Supernova: Geometric RF Cancellation Through Multi-Path Architecture
Supernova represents our most advanced implementation of Boundary Condition Stabilizer (BCS), using geometric complexity to achieve RF cancellation that simple cable constructions cannot.
The challenge: interconnects between components are particularly vulnerable to RF contamination. They carry low-level signals (millivolts to volts) where even small amounts of RF pickup create audible noise and intermodulation distortion.
Supernova’s solution: 48 independent conductors arranged in a precisely controlled geometry that creates multiple RF propagation paths, causing RF components to arrive out of phase and self-cancel before reaching your equipment.
The Geometry: Controlled Complexity
Supernova’s construction appears complex, because it is. This complexity serves a specific purpose:
48 bare copper conductors arranged in four concentric circles of 12 wires each. These circles are twisted around each other every 4 inches, while individual wires within each circle maintain fixed positions.
Why this matters:
Multiple Path Lengths: RF traveling through the cable encounters 48 different physical paths. Each path has a slightly different length due to the helical twist and radial positioning.
Phase Diversity: At RF frequencies (1-100 MHz), these path length differences become significant fractions of a wavelength. RF components traveling different paths arrive out of phase.
Destructive Interference: Out-of-phase RF components cancel through destructive interference, the same principle used in noise-canceling headphones, but applied to electromagnetic propagation.
Audio Transparency: Audio frequencies (20 Hz – 20 kHz) have wavelengths of 15 km to 15 meters. The path length differences in a 1.5-meter cable are insignificant at audio frequencies—no phase cancellation of audio occurs.
Result: RF is canceled, audio is preserved.
Differential Path Architecture
The four-circle arrangement creates two distinct signal paths with opposing polarities, functioning as a balanced transmission line even in single-ended (RCA) configuration.
Common-mode RF (RF picked up equally by both conductors) appears as differential noise between the signal paths. The opposing polarities cause this common-mode contamination to cancel at the receiving end.
Differential audio signal (the music) passes through unaffected, it’s already differential by design.
This provides common-mode rejection typically available only in balanced (XLR) configurations, even when using RCA connectors.
3D-Printed Precision
Maintaining 48 conductors in precise geometric relationships over 1.5 meters isn’t possible with conventional cable manufacturing.
Supernova uses a 3D-printed skeletal structure, 137 individual parts that position each wire exactly where the geometry requires. This isn’t cosmetic, it’s the only way to maintain the path length relationships that enable RF cancellation.
Each wire sits in a specific position throughout the cable’s length. The twist rate (every 4 inches) is mechanically controlled. The result: repeatable, precise geometry that performs identically cable to cable.
What You’ll Hear
Supernova’s RF cancellation manifests as:
Lower Noise Floor: Background silence, genuinely black, not gray. Low-level detail (hall ambience, string resonance, breath sounds) emerges clearly without being artificially emphasized.

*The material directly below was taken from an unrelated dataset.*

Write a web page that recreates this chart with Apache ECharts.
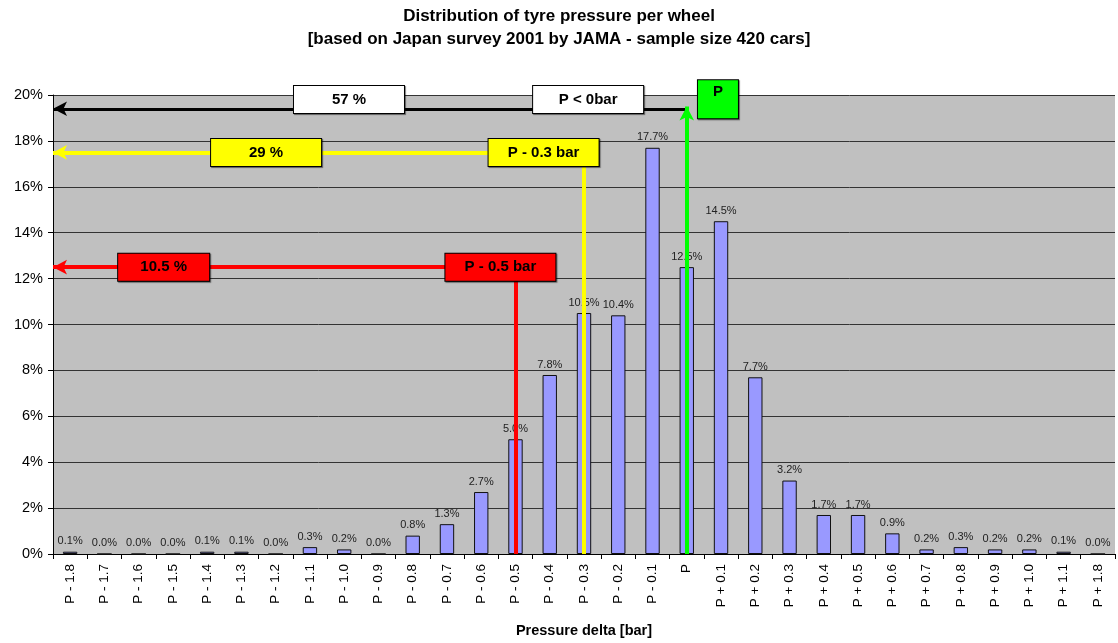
<!DOCTYPE html>
<html><head><meta charset="utf-8">
<script src="https://cdn.jsdelivr.net/npm/echarts@6/dist/echarts.min.js"></script>
<style>html,body{margin:0;padding:0;background:#fff}#c{width:1118px;height:643px}</style>
</head><body><div id="c"></div>
<script>
const categories = ['P - 1.8','P - 1.7','P - 1.6','P - 1.5','P - 1.4','P - 1.3','P - 1.2','P - 1.1','P - 1.0','P - 0.9','P - 0.8','P - 0.7','P - 0.6','P - 0.5','P - 0.4','P - 0.3','P - 0.2','P - 0.1','P','P + 0.1','P + 0.2','P + 0.3','P + 0.4','P + 0.5','P + 0.6','P + 0.7','P + 0.8','P + 0.9','P + 1.0','P + 1.1','P + 1.8'];
const shares = [0.1,0.0,0.0,0.0,0.1,0.1,0.0,0.3,0.2,0.0,0.8,1.3,2.7,5.0,7.8,10.5,10.4,17.7,12.5,14.5,7.7,3.2,1.7,1.7,0.9,0.2,0.3,0.2,0.2,0.1,0.0];
const yTicks = [0,2,4,6,8,10,12,14,16,18,20];
// annotation boxes
const boxTexts = ['57 %','P < 0bar','P','29 %','P - 0.3 bar','10.5 %','P - 0.5 bar'];
const boxX = [8.14,15.12,18.91,5.72,13.82,2.73,12.56];
const boxY = [19.8,19.8,20.64,17.5,17.5,12.49,12.49];
const boxFill = ['#ffffff','#ffffff','#00ff00','#ffff00','#ffff00','#ff0000','#ff0000'];
const boxW = [112,112,42,112,112,93,112];
const boxH = [29,29,36,29,29,29,29];

const chart = echarts.init(document.getElementById('c'));
const F = 'Liberation Sans, Arial, sans-serif';

function ml(x1,y1,x2,y2,color,w,arrow){
  return [{coord:[x1,y1],symbol:'none',lineStyle:{color:color,width:w,type:'solid',opacity:1}},
          {coord:[x2,y2],symbol:arrow?'arrow':'none',symbolSize:[11,14]}];
}

chart.setOption({
  animation:false,
  backgroundColor:'#fff',
  title:{text:'Distribution of tyre pressure per wheel\n[based on Japan survey 2001 by JAMA - sample size 420 cars]',
    left:'center',top:0,textStyle:{fontFamily:F,fontSize:17,fontWeight:'bold',color:'#000',lineHeight:23}},
  grid:{left:53,right:3,top:95,bottom:87,show:true,backgroundColor:'#c0c0c0',borderWidth:0},
  xAxis:[{type:'category',data:categories,
    axisLine:{lineStyle:{color:'#000'}},
    axisTick:{show:true,length:5,lineStyle:{color:'#000'}},
    axisLabel:{rotate:90,fontFamily:F,fontSize:13.5,color:'#000',margin:10,interval:0},
    name:'Pressure delta [bar]',nameLocation:'middle',nameGap:69,
    nameTextStyle:{fontFamily:F,fontSize:14.5,fontWeight:'bold',color:'#000'}},
    {type:'value',min:-0.5,max:30.5,show:false}],
  yAxis:{type:'value',min:0,max:20,interval:2,
    axisLine:{show:true,onZero:false,lineStyle:{color:'#000'}},
    axisTick:{show:true,length:5,lineStyle:{color:'#000'}},
    axisLabel:{formatter:'{value}%',fontFamily:F,fontSize:14.5,color:'#000',margin:10},
    splitLine:{lineStyle:{color:'#333',width:1}}},
  series:[
    {type:'bar',data:shares,barWidth:'42%',
     itemStyle:{color:'#9999ff',borderColor:'#111',borderWidth:1},
     label:{show:true,position:'top',distance:5,fontFamily:F,fontSize:11,color:'#222',
       formatter:p=>p.value.toFixed(1)+'%'},z:2},
    {type:'line',xAxisIndex:1,data:[],z:5,
     markLine:{silent:true,animation:false,label:{show:false},
       data:[
         ml(18,19.4,-0.5,19.4,'#000',3,true),
         ml(15,17.5,-0.5,17.5,'#ffff00',4,true),
         ml(15,17.5,15,0,'#ffff00',4,false),
         ml(13,12.5,-0.5,12.5,'#ff0000',4,true),
         ml(13,12.5,13,0,'#ff0000',4,false),
         ml(18,0,18,19.5,'#00ff00',4,true)
       ]}},
    {type:'scatter',xAxisIndex:1,symbolSize:0,z:10,clip:false,
     itemStyle:{opacity:1},
     emphasis:{disabled:true},
     data:boxTexts.map((t,i)=>({value:[boxX[i],boxY[i]],
       label:{show:true,position:'inside',formatter:t,opacity:1,
         backgroundColor:boxFill[i],borderColor:'#000',borderWidth:1,
         width:boxW[i]-2,height:boxH[i]-2,align:'center',verticalAlign:i===2?'top':'middle',
         padding:i===2?[4,0,0,0]:0,
         lineHeight:i===2?16:boxH[i]-2,
         fontFamily:F,fontSize:15,fontWeight:'bold',color:'#000',
         shadowColor:'rgba(0,0,0,0.5)',shadowOffsetX:1,shadowOffsetY:1,shadowBlur:1}}))}
  ]
});
</script></body></html>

Transient Precision: Attack transients arrive sharper, with less RF-induced rounding. Piano strikes, plucked strings, and percussion have clearer leading edges.
Spatial Stability: Images lock more solidly in the soundstage. Less RF contamination means less ambiguity in spatial cues, instruments occupy specific locations rather than general regions.
Tonal Accuracy: Reduced intermodulation between RF and audio means instruments sound more like themselves, less electronic homogenization.
Dynamic Contrast: The difference between quiet and loud passages increases because the noise floor drops while peaks remain unchanged, this is genuine dynamic range improvement through noise reduction.
These aren’t subjective colorations. They’re the result of preserving what your components actually output by removing cable-induced RF contamination.